- What is needed:
Working from the top of the listing below, retype each line through the line containing "0.8, 0.9, 1.0];", both included, with no pictures.

╔══

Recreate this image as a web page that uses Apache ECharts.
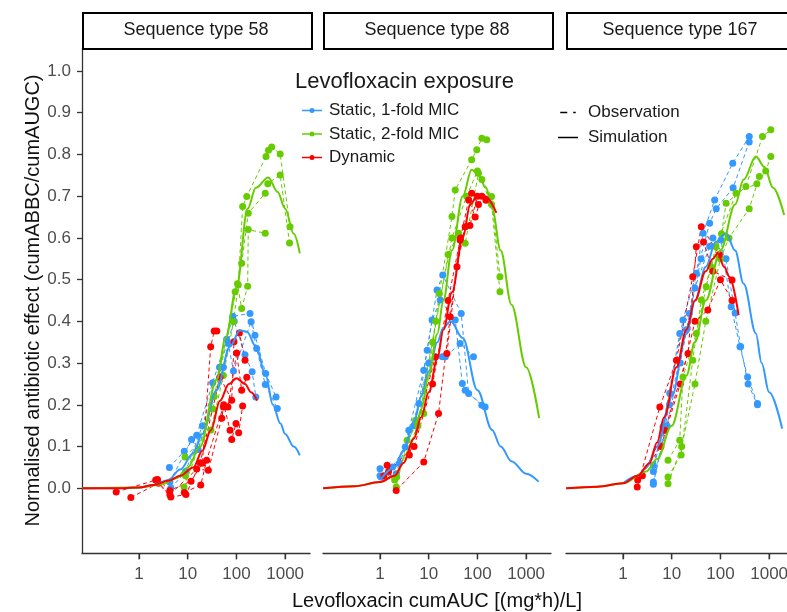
<!DOCTYPE html>
<html><head><meta charset="utf-8">
<script src="https://cdn.jsdelivr.net/npm/echarts@6/dist/echarts.min.js"></script>
<style>html,body{margin:0;padding:0;background:#fff}#c{width:787px;height:612px}</style>
</head><body><div id="c"></div><script>
// ---------- DATA ----------
const panels = ['Sequence type 58', 'Sequence type 88', 'Sequence type 167'];
const exposures = ['Static, 1-fold MIC', 'Static, 2-fold MIC', 'Dynamic'];
const xTicks = [1, 10, 100, 1000];
const yTicks = [0, 0.1, 0.2, 0.3, 0.4, 0.5, 0.6, 0.7, 0.8, 0.9, 1.0];

// Simulations [cumAUC, effect]
const simST58Static1 = [[0.068,0],[0.3,0],[1,0.002],[2,0.008],[4,0.02],[7,0.045],[13,0.084],[20,0.13],[39,0.235],[74,0.34],[118,0.379],[165,0.375],[250,0.34],[400,0.27],[560,0.2],[800,0.155],[1000,0.13],[1500,0.1],[2000,0.079]];
const simST58Static2 = [[0.068,0],[1,0.002],[3,0.01],[6,0.025],[10,0.05],[18,0.1],[39,0.26],[60,0.36],[100,0.48],[170,0.67],[250,0.72],[450,0.745],[700,0.71],[1000,0.67],[1500,0.61],[2000,0.563]];
const simST58Dynamic = [[0.068,0],[0.3,0],[1,0.002],[2,0.008],[4,0.018],[7,0.03],[13,0.05],[20,0.09],[30,0.14],[46,0.21],[70,0.25],[100,0.264],[150,0.25],[200,0.23],[265,0.21]];
const simST88Static1 = [[1,0.02],[2,0.05],[3,0.09],[5,0.16],[7,0.22],[10,0.28],[15,0.35],[20,0.385],[28,0.4],[50,0.36],[100,0.235],[200,0.14],[300,0.1],[500,0.065],[1000,0.035],[1800,0.016]];
const simST88Static2 = [[0.068,0],[0.3,0.005],[1,0.015],[2,0.03],[3,0.06],[5,0.12],[7,0.19],[10,0.27],[15,0.37],[20,0.45],[30,0.57],[50,0.7],[76,0.763],[100,0.755],[150,0.72],[200,0.67],[300,0.57],[500,0.44],[1000,0.29],[1850,0.168]];
const simST88Dynamic = [[0.068,0],[0.3,0.005],[1,0.015],[2,0.03],[3,0.06],[5,0.12],[7,0.17],[10,0.23],[15,0.31],[20,0.38],[30,0.47],[50,0.6],[71,0.68],[100,0.7],[144,0.7],[245,0.66]];
const simST167Static1 = [[1,0.012],[2,0.03],[3,0.05],[5,0.1],[10,0.22],[20,0.37],[30,0.45],[50,0.53],[80,0.59],[131,0.611],[200,0.57],[300,0.49],[535,0.371],[700,0.3],[1000,0.23],[1850,0.143]];
const simST167Static2 = [[0.068,0],[0.3,0.004],[1,0.012],[3,0.04],[5,0.07],[10,0.15],[20,0.27],[30,0.35],[50,0.45],[100,0.57],[200,0.68],[300,0.74],[535,0.795],[800,0.77],[1200,0.72],[2030,0.655]];
const simST167Dynamic = [[0.068,0],[0.3,0.004],[1,0.012],[2,0.03],[3.5,0.06],[5,0.11],[7,0.17],[12.5,0.29],[20,0.38],[30,0.45],[50,0.52],[70,0.55],[88,0.563],[120,0.53],[152,0.507],[236,0.415]];

// Observations: replicate curves of [cumAUC, effect]
const obsST58Static1 = [
  [[4.2,0.05],[8.5,0.089],[15.3,0.127],[32.5,0.253],[63,0.357],[84,0.412],[190,0.419],[240,0.367],[400,0.275],[650,0.219]],
  [[4.3,0.015],[12,0.117],[16.3,0.093],[54,0.29],[68,0.347],[87,0.281],[200,0.399],[260,0.335],[390,0.249],[690,0.191]],
  [[4.5,0.0],[9,0.04],[20,0.15],[45,0.29],[90,0.4],[150,0.32],[210,0.279],[250,0.219]]
];
const obsST58Static2 = [
  [[8.8,0.075],[30,0.14],[54,0.27],[87,0.399],[109,0.487],[134,0.675],[163,0.699],[405,0.795],[455,0.81],[530,0.818],[790,0.801],[1260,0.627]],
  [[8.4,0.003],[33,0.19],[94,0.471],[128,0.539],[175,0.659],[390,0.707],[440,0.73],[790,0.751],[1230,0.588]],
  [[9,0.03],[35,0.22],[105,0.49],[128,0.431],[170,0.484],[175,0.62],[390,0.611]]
];
const obsST58Dynamic = [
  [[0.34,-0.009],[2.4,0.021],[4.3,-0.005],[11.7,0.017],[20,0.06],[29.6,0.339],[35,0.377],[39.5,0.377]],
  [[0.68,-0.022],[2.5,0.012],[4.5,-0.021],[9.2,-0.015],[18,0.061],[46,0.267],[80,0.211],[89,0.351],[115,0.372],[150,0.307]],
  [[2.2,0.02],[4.3,-0.015],[15.3,0.046],[26.5,0.043],[50,0.168],[54,0.195],[67,0.195],[101,0.324],[128,0.235],[163,0.266]],
  [[8.5,-0.01],[18.5,0.008],[24.5,0.067],[55,0.2],[74,0.139],[80,0.117],[98,0.155],[111,0.133],[134,0.197]]
];
const obsST88Static1 = [
  [[1.0,0.047],[1.8,0.051],[3.3,0.099],[6.3,0.203],[9.3,0.331],[14.8,0.475],[19.4,0.511],[46.5,0.419],[66,0.227],[144,0.195]],
  [[1.05,0.027],[2.15,0.035],[3.9,0.139],[7.9,0.283],[11.7,0.403],[17.3,0.451],[35,0.403],[49,0.251],[56,0.235],[123,0.199]],
  [[1.0,0.03],[2.5,0.06],[5,0.15],[10,0.3],[19,0.315],[22,0.315],[44,0.347],[83,0.315]]
];
const obsST88Static2 = [
  [[2.15,0.003],[3.6,0.115],[7.9,0.179],[16.5,0.467],[30,0.651],[35,0.715],[76,0.787],[97,0.811],[123,0.839],[155,0.835]],
  [[2.2,0.027],[5.4,0.163],[12,0.35],[25,0.56],[41,0.611],[56,0.587],[105,0.755],[123,0.74],[195,0.699],[290,0.507]],
  [[2,0.02],[6,0.15],[14,0.4],[30,0.6],[60,0.7],[100,0.76],[195,0.68],[290,0.471]]
];
const obsST88Dynamic = [
  [[1.4,0.055],[2.15,-0.005],[7.9,0.063],[15.9,0.179],[27.6,0.411],[44,0.595],[66,0.691],[90,0.65],[123,0.7]],
  [[1.5,0.04],[4,0.08],[13.7,0.315],[23.6,0.323],[38,0.531],[56,0.627],[76,0.707],[105,0.68]],
  [[1.2,0.03],[5,0.1],[12,0.25],[25,0.45],[45,0.6],[70,0.63],[100,0.7],[150,0.69]]
];
const obsST167Static1 = [
  [[4.2,0.055],[6.6,0.147],[14.6,0.371],[23,0.419],[44,0.611],[76,0.691],[179,0.779],[390,0.843]],
  [[4.2,0.04],[9.1,0.228],[17,0.403],[32,0.515],[60,0.635],[82,0.67],[182,0.72],[390,0.83]],
  [[4.2,0.015],[8,0.15],[15,0.3],[30,0.48],[60,0.58],[103,0.595],[166,0.435],[252,0.339],[361,0.267],[575,0.203]],
  [[4.2,0.01],[9,0.2],[20,0.38],[40,0.55],[70,0.6],[130,0.55],[200,0.42],[260,0.34],[370,0.25],[575,0.2]]
];
const obsST167Static2 = [
  [[8.4,0.027],[15.6,0.08],[27,0.307],[40.5,0.451],[64,0.531],[105,0.61],[131,0.683],[333,0.723],[730,0.843],[1080,0.859]],
  [[8.4,0.067],[14.6,0.115],[17,0.267],[32,0.371],[51,0.483],[81,0.579],[209,0.707],[560,0.73],[850,0.76],[1080,0.795]],
  [[8.4,0.011],[16,0.1],[30,0.25],[50,0.4],[100,0.55],[150,0.6],[390,0.67],[630,0.747]]
];
const obsST167Dynamic = [
  [[1.96,0.003],[5.7,0.195],[12.5,0.307],[27,0.507],[40.5,0.627],[95,0.56]],
  [[2.5,0.03],[7.2,0.139],[21.6,0.323],[32,0.579],[45,0.59],[70,0.52],[173,0.499]],
  [[2,0.02],[6,0.1],[15,0.25],[30,0.4],[55,0.427],[100,0.5],[173,0.45]]
];

// ---------- BUILD ----------
const colors = ['#3399ff', '#66cc00', '#ff0000'];
const sims = [
  [simST58Static1, simST58Static2, simST58Dynamic],
  [simST88Static1, simST88Static2, simST88Dynamic],
  [simST167Static1, simST167Static2, simST167Dynamic]
];
const obs = [
  [obsST58Static1, obsST58Static2, obsST58Dynamic],
  [obsST88Static1, obsST88Static2, obsST88Dynamic],
  [obsST167Static1, obsST167Static2, obsST167Dynamic]
];
const lg = v => Math.log10(v);
const toXY = arr => arr.map(p => [lg(p[0]), p[1]]);

const lefts = [82, 323, 566];
const GW = 228, GT = 48, GH = 505;
const XMIN = -1.17, XMAX = 3.51, YMIN = -0.155, YMAX = 1.055;
const FONT = 'Liberation Sans, Arial, sans-serif';

const grid = lefts.map(l => ({left: l, top: GT, width: GW, height: GH, outerBoundsMode: 'none', containLabel: false}));
const xAxis = lefts.map((l, i) => ({
  type: 'value', gridIndex: i, min: XMIN, max: XMAX, position: 'bottom',
  axisLine: {show: true, onZero: false, lineStyle: {color: '#333', width: 1.3}},
  axisTick: {show: true, inside: false, length: 6, customValues: xTicks.map(lg), lineStyle: {color: '#333', width: 1.3}},
  axisLabel: {customValues: xTicks.map(lg), formatter: v => String(Math.round(Math.pow(10, v))), color: '#4d4d4d', fontSize: 17, margin: 13, fontFamily: FONT},
  splitLine: {show: false},
  name: i === 1 ? 'Levofloxacin cumAUC [(mg*h)/L]' : '',
  nameLocation: 'middle', nameGap: 38,
  nameTextStyle: {fontSize: 20, color: '#111', fontFamily: FONT}
}));
const yAxis = lefts.map((l, i) => ({
  type: 'value', gridIndex: i, min: YMIN, max: YMAX, position: 'left',
  show: i === 0,
  axisLine: {show: true, onZero: false, lineStyle: {color: '#333', width: 1.3}},
  axisTick: {show: true, length: 5, customValues: yTicks, lineStyle: {color: '#333', width: 1.3}},
  axisLabel: {customValues: yTicks, formatter: v => v.toFixed(1), color: '#4d4d4d', fontSize: 17, margin: 11, fontFamily: FONT},
  splitLine: {show: false},
  name: i === 0 ? 'Normalised antibiotic effect (cumABBC/cumAUGC)' : '',
  nameLocation: 'middle', nameGap: 37, nameRotate: 90,
  nameTextStyle: {fontSize: 20, color: '#111', fontFamily: FONT}
}));

const series = [];
exposures.forEach((name, k) => series.push({
  type: 'line', name, xAxisIndex: 0, yAxisIndex: 0, data: [],
  symbol: 'circle', symbolSize: 4, itemStyle: {color: colors[k]},
  lineStyle: {color: colors[k], width: 1.5}
}));
series.push({type: 'line', name: 'Observation', xAxisIndex: 0, yAxisIndex: 0, data: [], symbol: 'none',
  itemStyle: {color: '#000'}, lineStyle: {color: '#000', width: 1.5, type: [6, 4, 2, 4]}});
series.push({type: 'line', name: 'Simulation', xAxisIndex: 0, yAxisIndex: 0, data: [], symbol: 'none',
  itemStyle: {color: '#000'}, lineStyle: {color: '#000', width: 1.5}});

for (let p = 0; p < 3; p++) {
  for (let k = 0; k < 3; k++) {
    obs[p][k].forEach(rep => series.push({
      type: 'line', name: exposures[k], xAxisIndex: p, yAxisIndex: p,
      data: toXY(rep), symbol: 'circle', symbolSize: 7, showSymbol: true,
      itemStyle: {color: colors[k]},
      lineStyle: {color: colors[k], width: 1, type: [4, 3]},
      z: 2, silent: true
    }));
    series.push({
      type: 'line', name: exposures[k], xAxisIndex: p, yAxisIndex: p,
      data: toXY(sims[p][k]), symbol: 'none', smooth: 0.35, smoothMonotone: 'x',
      lineStyle: {color: colors[k], width: 2}, itemStyle: {color: colors[k]},
      z: 3, silent: true
    });
  }
  // x-axis tick marks placed through the axis scale at the bottom edge
  series.push({
    type: 'scatter', name: 'xticks' + p, xAxisIndex: p, yAxisIndex: p,
    data: xTicks.map(v => [lg(v), YMIN]), symbol: 'rect', symbolSize: [1.3, 6], symbolOffset: [0, 3.5],
    itemStyle: {color: '#333'}, clip: false, silent: true, z: 6
  });
}

const graphic = [];
lefts.forEach((l, i) => {
  graphic.push({type: 'rect', left: l, top: 12, shape: {width: GW + 1, height: 36},
    style: {fill: '#fff', stroke: '#000', lineWidth: 2}, z: 10});
  graphic.push({type: 'text', x: l + GW / 2, y: 30, z: 11,
    style: {text: panels[i], fill: '#1a1a1a', font: '18px ' + FONT, textAlign: 'center', textVerticalAlign: 'middle'}});
});
graphic.push({type: 'text', left: 295, top: 71, z: 11,
  style: {text: 'Levofloxacin exposure', fill: '#1a1a1a', font: '22px ' + FONT}});

// legend key glyphs
const iconPointLine = 'path://M0,1.8h20v1.4h-20z M7.5,2.5a2.5,2.5 0 1,1 5,0a2.5,2.5 0 1,1 -5,0z';
const iconDash = 'path://M0,0h7v1.5h-7z M13,0h2.5v1.5h-2.5z';
const iconSolid = 'path://M0,0h20v1.5h-20z';

const chart = echarts.init(document.getElementById('c'), null, {renderer: 'canvas'});
chart.setOption({
  animation: false,
  backgroundColor: '#fff',
  textStyle: {fontFamily: FONT},
  grid, xAxis, yAxis, series, graphic,
  legend: [
    {data: exposures.map(n => ({name: n, icon: iconPointLine})), orient: 'vertical', left: 297, top: 97,
     itemWidth: 20, itemHeight: 5, itemGap: 6.5,
     selectedMode: false, textStyle: {fontSize: 17, color: '#1a1a1a', fontFamily: FONT, padding: [0, 0, 0, 2]}},
    {data: [{name: 'Observation', icon: iconDash}, {name: 'Simulation', icon: iconSolid}], orient: 'vertical', left: 553, top: 99,
     itemWidth: 20, itemHeight: 1.5, itemGap: 8,
     selectedMode: false, textStyle: {fontSize: 17, color: '#1a1a1a', fontFamily: FONT, padding: [0, 0, 0, 5]}}
  ]
});
</script></body></html>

╚══

- Right answer:
Recreate this image as a web page that uses Apache ECharts.
<!DOCTYPE html>
<html><head><meta charset="utf-8">
<script src="https://cdn.jsdelivr.net/npm/echarts@6/dist/echarts.min.js"></script>
<style>html,body{margin:0;padding:0;background:#fff}#c{width:787px;height:612px}</style>
</head><body><div id="c"></div><script>
// ---------- DATA ----------
const panels = ['Sequence type 58', 'Sequence type 88', 'Sequence type 167'];
const exposures = ['Static, 1-fold MIC', 'Static, 2-fold MIC', 'Dynamic'];
const xTicks = [1, 10, 100, 1000];
const yTicks = [0, 0.1, 0.2, 0.3, 0.4, 0.5, 0.6, 0.7, 0.8, 0.9, 1.0];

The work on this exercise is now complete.